Ribozymes‚ the Molecular Scissors
Along with antisense drugs‚ ribozyme therapy is another potential treatment strategy exploiting information found in the genes. In 1982‚ researchers at the University of Colorado at Boulder discovered a type of RNA that acts as “molecular scissors.” Called ribozymes‚ they bind to and physically break down mRNA before the information contained in undesirable mRNA sequences can be translated into disease-producing proteins.

“By designing ribozymes that cut the mRNAs that code for the ´bad´ proteins‚ a ribozyme can potentially prevent or cure a disease‚” says Nassim Usman‚ PhD‚ chief scientific officer and vice president of research & development at Ribozyme Pharmaceuticals‚ Inc. “With the recent completion of the sequencing of the human genome‚ the number of potential ribozyme drug targets is enormous.”

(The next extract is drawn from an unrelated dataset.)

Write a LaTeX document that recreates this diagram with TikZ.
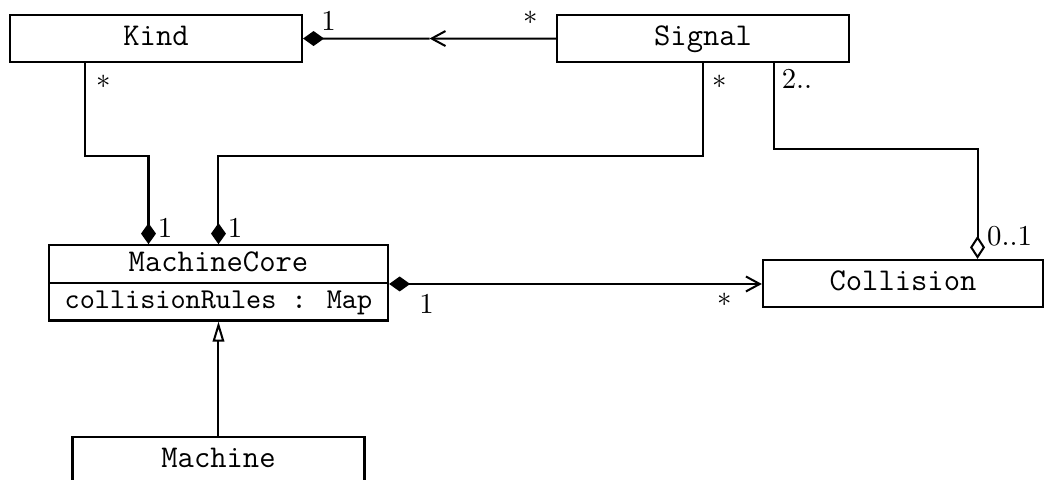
\documentclass[tikz,border=0pt]{standalone}
\usepackage{tikz}
\usetikzlibrary{arrows.meta, positioning, calc}

\begin{document}
\begin{tikzpicture}[
        node distance=0.5cm,
        classbox/.style={
            draw,
            line width=0.8pt,
            minimum width=3.56cm,
            minimum height=0.574cm,
            inner sep=0pt,
            text height=1.6ex,
            text depth=0.45ex,
            font=\ttfamily\fontsize{11pt}{13pt}\selectfont
        },
        corebox/.style={classbox, minimum width=4.137cm, minimum height=0.458cm},
        attrbox/.style={corebox, font=\ttfamily\fontsize{10pt}{12pt}\selectfont},
        mult/.style={inner sep=0pt},
        link/.style={line width=0.7pt},
        comp/.style={link, {Diamond[length=7.3pt, width=5.2pt]}-},
        agg/.style={link, {Diamond[open, length=8pt, width=5.2pt]}-},
        nav/.style={link, -{Straight Barb[length=4.8pt, width=5.2pt]}},
        compnav/.style={link, {Diamond[length=7.3pt, width=5.2pt]}-{Straight Barb[length=4.8pt, width=5.2pt]}},
        inherit/.style={link, -{Triangle[open, length=7pt, width=4pt]}}
    ]

        \useasboundingbox (0,0) rectangle (12.764,-5.845);

        % Classes
        \node[classbox] (kind) at (1.904,-0.470) {Kind};

        \node[classbox, right=3.087cm of kind]
            (signal) {Signal};

        \node[corebox] (mcore) at (2.666,-3.222) {MachineCore};

        \node[attrbox, below=-0.8pt of mcore]
            (mattr) {collisionRules : Map};

        \node[classbox, minimum width=3.417cm]
            (collision) at (11.019,-3.460) {Collision};

        \node[classbox, below=1.391cm of mattr]
            (machine) {Machine};

        % Points d'attache
        \coordinate (kindleg) at ($(kind.south west)!0.26!(kind.south east)$);
        \coordinate (mckind) at ($(mcore.north west)!0.295!(mcore.north east)$);
        \coordinate (sigleg) at ($(signal.south west)!0.741!(signal.south east)$);
        \coordinate (colleg) at ($(collision.north west)!0.764!(collision.north east)$);
        \coordinate (barb) at ($(kind.east)!0.5!(signal.west)$);

        % Associations
        \draw[comp] (kind.east) -- (barb);
        \draw[nav] (signal.west) -- (barb);

        \draw[comp] (mckind) -- ++(0,1.074) -| (kindleg);
        \draw[comp] (mcore.north) -- ++(0,1.074) -| (signal.south);

        \draw[agg] (colleg) -- ++(0,1.342) -| (sigleg);

        \draw[compnav] (mcore.south east) -- (mcore.south east -| collision.west);

        % Heritage
        \draw[inherit] (machine.north) -- (mattr.south);

        % Multiplicites
        \node[mult] (kindone) at ($(kind.east)+(0.311,0.214)$) {$1$};
        \node[mult] (signalmany) at ($(signal.west)+(-0.305,0.255)$) {$*$};
        \node[mult] (kindmany) at ($(kindleg)+(0.220,-0.232)$) {$*$};
        \node[mult] (mckindone) at ($(mckind)+(0.201,0.189)$) {$1$};
        \node[mult] (mcsigone) at ($(mcore.north)+(0.201,0.189)$) {$1$};
        \node[mult] (sigmany) at ($(signal.south)+(0.207,-0.232)$) {$*$};
        \node[mult] (sigtwo) at ($(sigleg)+(0.281,-0.195)$) {2..};
        \node[mult] (colopt) at ($(colleg)+(0.390,0.275)$) {0..1};
        \node[mult] (mcone) at ($(mcore.south east)+(0.458,-0.250)$) {$1$};
        \node[mult] (colmany) at ($(collision.west)+(-0.452,-0.201)$) {$*$};

    \end{tikzpicture}
\end{document}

Ribozyme Pharmaceuticals‚ Inc. has focused on one such target in creating Angiozyme®‚ which works by interfering with a process called angiogenesis in which tumors develop new blood vessels. Tumors require a very rich blood supply to develop‚ grow‚ and spread. The goal of Angiozyme is to block the tumor from initially establishing the food supply that it needs.
“Because of the specificity of ribozymes‚ we expect to have very low toxicity‚” says Dr. Usman. Since antiangiogenesis will likely be a chronic therapy‚ safety and tolerability will be critical to prove. Human tests with Angiozyme began in 1998; two separate phase II trials on advanced breast and colorectal cancers have now been completed. In earlier tests‚ Angiozyme has been shown to be safe and to have minimal side effects in cancer patients using daily‚ at-home injections for up to 16 months. If current tests prove positive‚ a phase III study will most likely begin in 2003.

Looking forward‚ many researchers believe that antiangiogenic compounds will be most effective in combination with more traditional cytotoxic agents. According to Dr. Usman‚ “We believe that finding the correct setting‚ stage of disease‚ type of tumor‚ and timing of therapy are the major challenges in developing antiangiogenic therapies at this time.”

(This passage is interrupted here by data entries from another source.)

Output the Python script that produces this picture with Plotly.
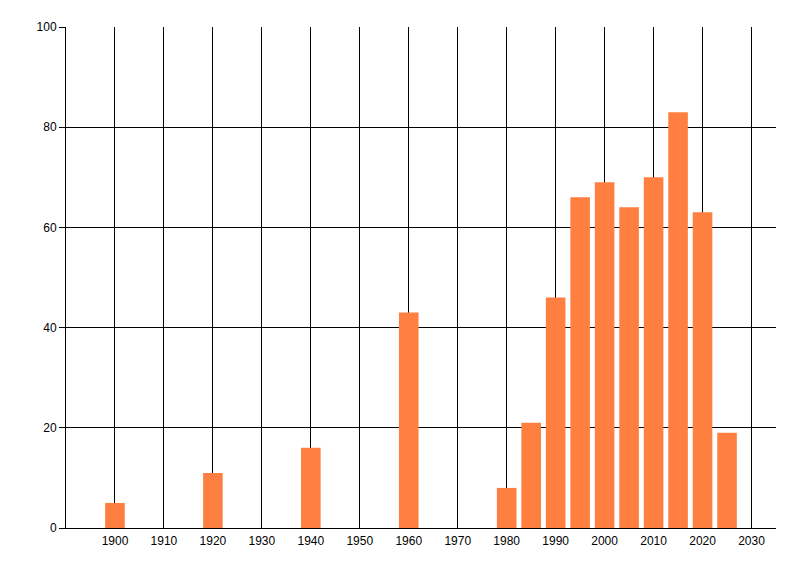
import plotly.graph_objects as go

# values
years = [1900, 1920, 1940, 1960, 1980, 1985, 1990, 1995, 2000, 2005, 2010, 2015, 2020, 2025]
counts = [5, 11, 16, 43, 8, 21, 46, 66, 69, 64, 70, 83, 63, 19]

x_ticks = list(range(1900, 2031, 10))
y_ticks = [0, 20, 40, 60, 80, 100]

fig = go.Figure()
fig.add_trace(go.Bar(
    x=years, y=counts,
    width=4,
    marker=dict(color='rgb(255,127,64)', line=dict(width=0)),
))

# page body adds an 8px margin, so the figure is a bit smaller than the window
fig.update_layout(
    width=792, height=568,
    margin=dict(l=58, r=24, t=19, b=48),
    plot_bgcolor='white', paper_bgcolor='white',
    showlegend=False,
    font=dict(family='Liberation Sans, Arial, sans-serif', size=12, color='black'),
    xaxis=dict(
        range=[1890, 2035],
        tickvals=x_ticks,
        showgrid=True, gridcolor='black', gridwidth=1,
        showline=True, linecolor='black', linewidth=1,
        ticks='', zeroline=False,
        ticklabelstandoff=2,
    ),
    yaxis=dict(
        range=[0, 100],
        tickvals=y_ticks,
        showgrid=True, gridcolor='black', gridwidth=1,
        showline=True, linecolor='black', linewidth=1,
        ticks='outside', ticklen=6, tickcolor='black',
        zeroline=False,
    ),
)

fig.write_html("out.html")
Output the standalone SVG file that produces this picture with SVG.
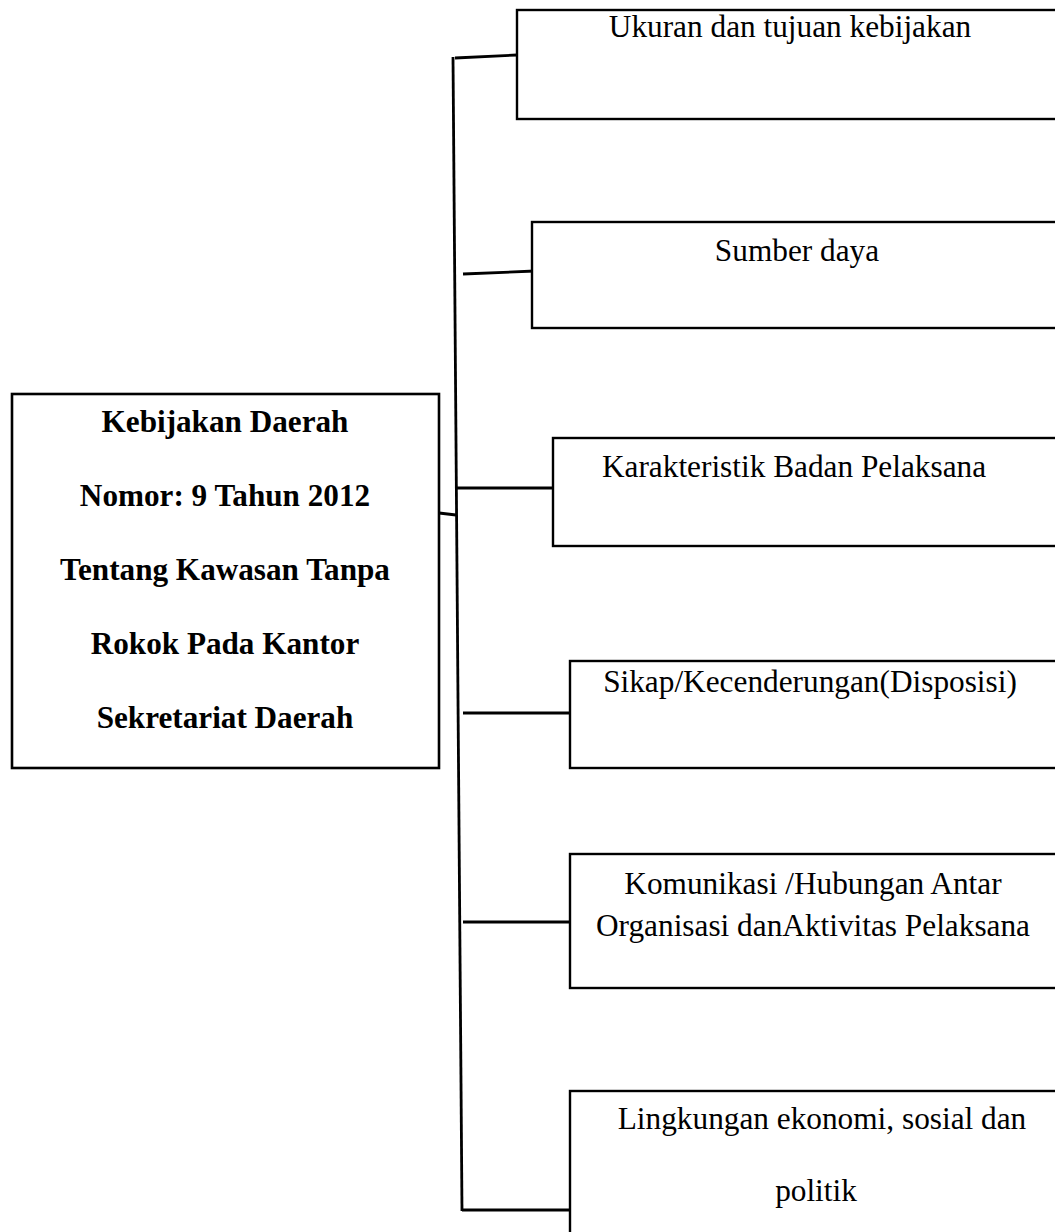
<svg xmlns="http://www.w3.org/2000/svg" width="1055" height="1232" viewBox="0 0 1055 1232">
<style>
.box{fill:#fff;stroke:#000;stroke-width:2.4}
.ln{stroke:#000;stroke-width:2.8;fill:none}
.t{font-family:"Liberation Serif","Times New Roman",serif;font-size:31.3px;fill:#000;text-anchor:middle}
.b{font-weight:bold;font-size:31.2px}
</style>
<rect width="1055" height="1232" fill="#fff"/>
<g id="connectors">
<line class="ln" x1="453" y1="57" x2="462" y2="1211"/>
<line class="ln" x1="439" y1="513" x2="456" y2="515"/>
<line class="ln" x1="455" y1="58" x2="517" y2="55"/>
<line class="ln" x1="463" y1="274" x2="535" y2="271"/>
<line class="ln" x1="456" y1="488" x2="553" y2="488"/>
<line class="ln" x1="463" y1="713" x2="573" y2="713"/>
<line class="ln" x1="463" y1="922" x2="573" y2="922"/>
<line class="ln" x1="462" y1="1210" x2="573" y2="1210"/>
</g>
<g id="main">
<rect class="box" x="12" y="394" width="427" height="374" style="stroke-width:2.6"/>
<text class="t b" x="225" y="432">Kebijakan Daerah</text>
<text class="t b" x="225" y="506">Nomor: 9 Tahun 2012</text>
<text class="t b" x="225" y="580">Tentang Kawasan Tanpa</text>
<text class="t b" x="225" y="654">Rokok Pada Kantor</text>
<text class="t b" x="225" y="728">Sekretariat Daerah</text>
</g>
<g id="n1">
<rect class="box" x="517" y="10" width="560" height="109"/>
<text class="t" x="790" y="37">Ukuran dan tujuan kebijakan</text>
</g>
<g id="n2">
<rect class="box" x="532" y="222" width="560" height="106"/>
<text class="t" x="797" y="261">Sumber daya</text>
</g>
<g id="n3">
<rect class="box" x="553" y="438" width="560" height="108"/>
<text class="t" x="794" y="477">Karakteristik Badan Pelaksana</text>
</g>
<g id="n4">
<rect class="box" x="570" y="661" width="560" height="107"/>
<text class="t" x="810" y="692">Sikap/Kecenderungan(Disposisi)</text>
</g>
<g id="n5">
<rect class="box" x="570" y="854" width="560" height="134"/>
<text class="t" x="813" y="894">Komunikasi /Hubungan Antar</text>
<text class="t" x="813" y="936">Organisasi danAktivitas Pelaksana</text>
</g>
<g id="n6">
<rect class="box" x="570" y="1091" width="560" height="200"/>
<text class="t" x="822" y="1129">Lingkungan ekonomi, sosial dan</text>
<text class="t" x="816" y="1201">politik</text>
</g>
</svg>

Promises: Better Prevention‚ Screening‚ and Treatment
“We also need to better understand how these drugs get into cancer cells‚ their effects once they’ve entered cells‚ and why some cancers may be affected by them while others are not‚” says Dr. Sikic. He hopes that changes in the chemical composition of the drugs may eventually allow for more convenient delivery‚ compared to the long infusions that are required with most drugs today.

If history is a teacher‚ cancer researchers are very hopeful that advances like these on the gene front will be rapid and clinically potent. Covati agrees. “I’m one very lucky lady. I can dance with my husband again.”